Yeah-- and I don't like Hegel either.


----------



## Arch2k (Mar 2, 2006)

> _Originally posted by WrittenFromUtopia_
> ...is stupid! I have a Christian friend who appeals to this worldview all the time and it drives me NUTS!!! It seems so anti-Christian to me. Anyone think the same?



It is so subjective that one cannot argue with such an unreasonable creature. I see an apple! ...Well I see an orange! 

More often today, it's "I feel that such and such is the truth."

What to do with such a worldview that so often contradicts itself...


----------



## Arch2k (Mar 2, 2006)

[Edit] double post [/Edit]

[Edited on 3-2-2006 by Jeff_Bartel]


----------



## RamistThomist (Mar 2, 2006)

Empiricism is naive and outdated.
The main problem with it is that it cannot be empirically verified at the most fundamental level, thus undercutting its thrust.

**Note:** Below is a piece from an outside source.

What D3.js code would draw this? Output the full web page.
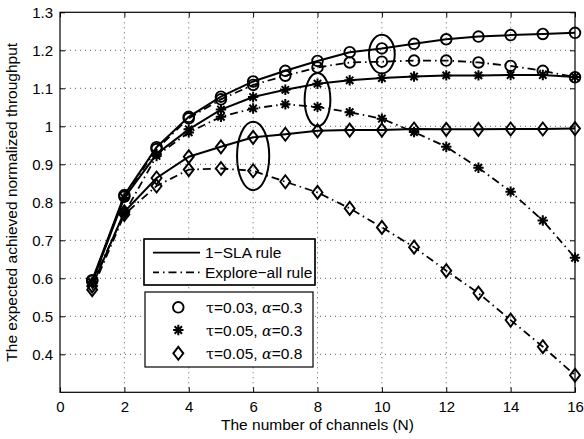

[Edited on 3--2-06 by Draught Horse]


----------



## WrittenFromUtopia (Mar 2, 2006)

For example, I asked a Christian friend of mine if he believed in dragons (a topic familiar to this board recently)... and he replied with "Well, I've never seen one...." I flipped out.


----------



## Vytautas (Mar 2, 2006)

Sense experience would have us believe that things are in motion. If something moves, then it moves from a point to another point. Between any two points are an infinite number of points. Some would think that the object must travel an infinite distance in order to move. However, a point is that which has no part so they are dimensionless which means they do not measure distance. So between any two points is a finite distance. On the other hand, before an object moves to a certain location it must travel half that distance and then half that distance again and so on to infinity. However, if you add up all the half distances, the number converges to a finite amount. It would be the sum as it goes from one to infinity of one over two to the nth power.


----------



## RamistThomist (Mar 2, 2006)

Things that cannot be empirically verifedL
Causation
Mind (although they would cop out and say it is a bunch of chemicals)
justice


----------



## Vytautas (Mar 3, 2006)

Some equate the mind with the brain which means that means that the brain thinks. How does an electro-chemical event cause the brain to think? They would reply that a computer is a physical entity and it could have within it propositions which are like thoughts. It is analogous that a computer which is physical can produce thought as someone types sentences into a word processor and on the other hand, a physical brain that thinks. The reason that a computer has intelligible words within it is because of the intelligent input of people. So how could a computer produce thought on its own? It would seem that the analogy is that physical components which push and pull each other can produce thought as much as the number seven can weigh five pounds. It is a categorical error.


----------